Плотничий топор, восхваляемый Уитменом, упорно называется широким топором и т. д. Тон у статьи восторженный: "Кто этот Уолт Гуитман? Это дух возмущения и гордости, Сатана Мильтона. Это Фауст Гете, но более счастливый — ему кажется, что он разгадал тайну жизни; он упивается жизнью, какова она есть, и прославляет рождение наравне со смертью, потому что он видит, знает, осязает бессмертие. Это всеиспытующий натуралист, приходящий в восторг при изучении разлагающегося трупа настолько же, насколько при виде благоухающих цветов. Каждая жизнь слагается из тысячи смертей! — восклицает он".
Статья заметно испорчена цензурой.
ТУРГЕНЕВ И ЛЕВ ТОЛСТОЙ О "ЛИСТЬЯХ ТРАВЫ"
I
В 1872 году И. С. Тургенев настолько увлекся поэзией Уолта Уитмена, что сделал попытку перевести на русский язык несколько его стихотворений. Когда в том же году редактор "Недели" Е. Рагозин обратился к Тургеневу с просьбой о сотрудничестве, Иван Сергеевич: решил послать ему свои переводы из Уитмена. Об этом он извещает своего друга П. В. Анненкова:
"Рагозину я вместо отрывка из "Записок охотника" пошлю несколько переведенных лирических стихотворений удивительного американского поэта Уальта Уитмана (слыхали Вы о нем?) с небольшим предисловием. Ничего более поразительного себе представить нельзя" (письмо от 12 ноября 1872 года)*.
* И. С. Тургенев, Письма, М. — Л., 1965, т. X, стр. 18.

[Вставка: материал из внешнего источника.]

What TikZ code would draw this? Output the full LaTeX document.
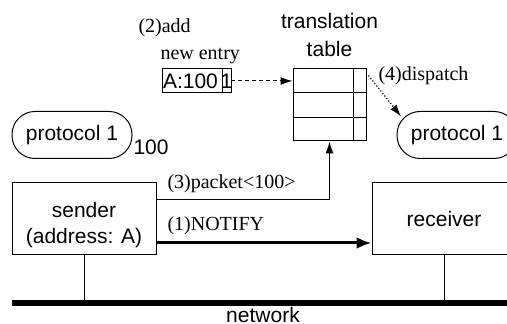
\documentclass[tikz,border=0pt]{standalone}
\usepackage{fontspec}
\setmainfont{Liberation Sans}
\newfontfamily\lblfont{Liberation Serif}
\usetikzlibrary{shapes,arrows,arrows.meta,positioning}
\tikzstyle{host} = [rectangle, draw, minimum width=72pt, minimum height=36pt]
\tikzstyle{proto} = [rectangle, draw, rounded corners=11.5pt, minimum width=60pt, minimum height=23.5pt]
\tikzstyle{cell} = [rectangle, draw, inner xsep=0.5pt, inner ysep=0pt, outer sep=0pt, minimum height=12pt]
\tikzstyle{lbl} = [font=\lblfont, inner sep=0pt, anchor=base west]
\tikzstyle{line} = [draw, -{Latex[length=6pt,width=4pt]}]

\begin{document}
\begin{tikzpicture}[x=0.5pt, y=-0.5pt, line width=0.5pt, font=\fontsize{10.5}{13}\selectfont]
	\useasboundingbox (0,0) rectangle (507,324);
	\clip (0,0) rectangle (507,324);

	% hosts and network
	\node [host] (sender) at (84,219) {};
	\node [align=center] (sendertxt) at (84,225.5) {sender\\(address: A)};
	\node [host] (receiver) at (444,219) {receiver};
	\coordinate (netl) at (12,303);
	\coordinate (netr) at (512,303);
	\draw [line width=2.75pt] (netl) -- (netr);
	\node [inner sep=0pt] (network) at (263,315) {network};
	\draw (sender.south) -- (sender.south |- netl);
	\draw (receiver.south) -- (receiver.south |- netl);

	% protocols
	\node [proto] (protol) at (72,135) {protocol 1};
	\node [inner sep=0pt, anchor=base west] (port) at (133,155) {100};
	\node [proto] (protor) at (457,135) {protocol 1};

	% translation table
	\node [draw, inner sep=0pt, minimum width=36.5pt, minimum height=36pt] (table) at (329.5,105) {};
	\draw ([yshift=-12pt]table.north west) -- ([yshift=-12pt]table.north east);
	\draw ([yshift=12pt]table.south west) -- ([yshift=12pt]table.south east);
	\draw ([xshift=-6.5pt]table.north east) -- ([xshift=-6.5pt]table.south east);
	\node [align=center, inner sep=0pt, above=5.5pt of table] (tabletitle) {translation\\[1pt]table};

	% new entry
	\node [cell, text width=29pt, align=left] (entry) at (192,81) {A:100};
	\node [cell, minimum width=4.5pt, inner xsep=0pt, right=0pt of entry] (flag) {\makebox[4.5pt]{1}};

	% labels
	\node [lbl] (addlbl) at (138,33) {(2)add};
	\node [lbl] (entrylbl) at (160,60) {new entry};
	\node [lbl] (dispatchlbl) at (378,81) {(4)dispatch};
	\node [lbl] (packetlbl) at (167,189) {(3)packet<100>};
	\node [lbl] (notifylbl) at (167,231) {(1)NOTIFY};

	% messages
	\path [line, dash pattern=on 2pt off 1.5pt] (flag.east) -- (flag.east -| table.west);
	\path [line, line width=0.6pt, dash pattern=on 0.6pt off 1pt] ([shift={(2,7)}]table.north east) -- ([shift={(4.5,-18.5)}]protor.west);
	\path [line] ([yshift=9.5pt]sender.east) -| (table.south);
	\path [draw, line width=1.5pt, -{Latex[length=7.5pt,width=6pt]}] ([yshift=-12pt]sender.east) -- ([yshift=-12pt]receiver.west);
\end{tikzpicture}
\end{document}
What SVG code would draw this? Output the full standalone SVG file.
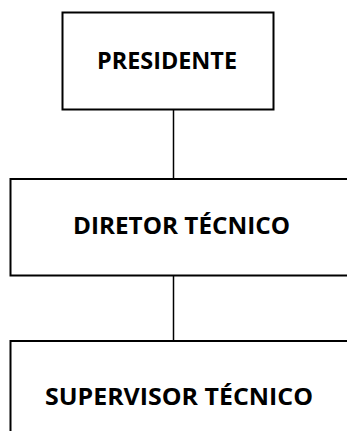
<svg xmlns="http://www.w3.org/2000/svg" width="347" height="431" viewBox="0 0 347 431">
<style>
.box{fill:#fff;stroke:#000;stroke-width:2}
.lbl{font-family:"Open Sans","Liberation Sans",sans-serif;font-weight:bold;font-size:22.5px;fill:#000}
.con{stroke:#000;stroke-width:1.5;fill:none}
</style>
<rect width="347" height="431" fill="#fff"/>
<g id="connectors">
<line class="con" x1="173.5" y1="110" x2="173.5" y2="179"/>
<line class="con" x1="173.5" y1="276" x2="173.5" y2="341"/>
</g>
<g id="presidente">
<rect class="box" x="62.5" y="12.5" width="211" height="97"/>
<text class="lbl" x="97" y="68.5" textLength="140" lengthAdjust="spacingAndGlyphs">PRESIDENTE</text>
</g>
<g id="diretor">
<rect class="box" x="10.5" y="179" width="345" height="96.5"/>
<text class="lbl" x="73" y="233.5" textLength="217" lengthAdjust="spacingAndGlyphs">DIRETOR TÉCNICO</text>
</g>
<g id="supervisor">
<rect class="box" x="10.5" y="341" width="345" height="100"/>
<text class="lbl" x="45" y="404.5" textLength="268" lengthAdjust="spacingAndGlyphs">SUPERVISOR TÉCNICO</text>
</g>
</svg>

Эти переводы не появились в "Неделе", о чем, конечно, можно пожалеть: подкрепленный авторитетом Тургенева, Уитмен вошел бы в русскую литературу на 40 лет раньше, и кто знает, какое влияние оказал бы он на русскую поэзию. В письме от 26 ноября 1872 года Анненков просил Тургенева прислать "хоть черновые переводы ваши Уайтмана", но болезнь помешала Тургеневу исполнить эту просьбу приятеля; 8 декабря 1872 года он пишет Анненкову:
"Переводы мои из Уитмана (не Уайтмана) тоже сели на мель, и потому я Вам ничего пока послать не могу"**.
** Там же, стр. 31.
Считалось, что от этого увлечения американским поэтом в тургеневском литературном наследии не осталось никакого следа.
Но вот — через 94 года — одна из рукописей Тургенева, хранящихся в парижской Национальной библиотеке, была опознана как черновик перевода известных стихов Уолта Уитмена, написанных в самом начале Гражданской войны (1861).
Честь этого открытия принадлежит сотруднице Пушкинского дома Академии наук СССР И. С. Чистовой (Ленинград). Она опубликовала тургеневский перевод в журнале "Русская литература" (1966, № 12).
Текст этого тургеневского перевода такой:
Бейте, бейте, барабаны! — Трубите, трубы, трубите!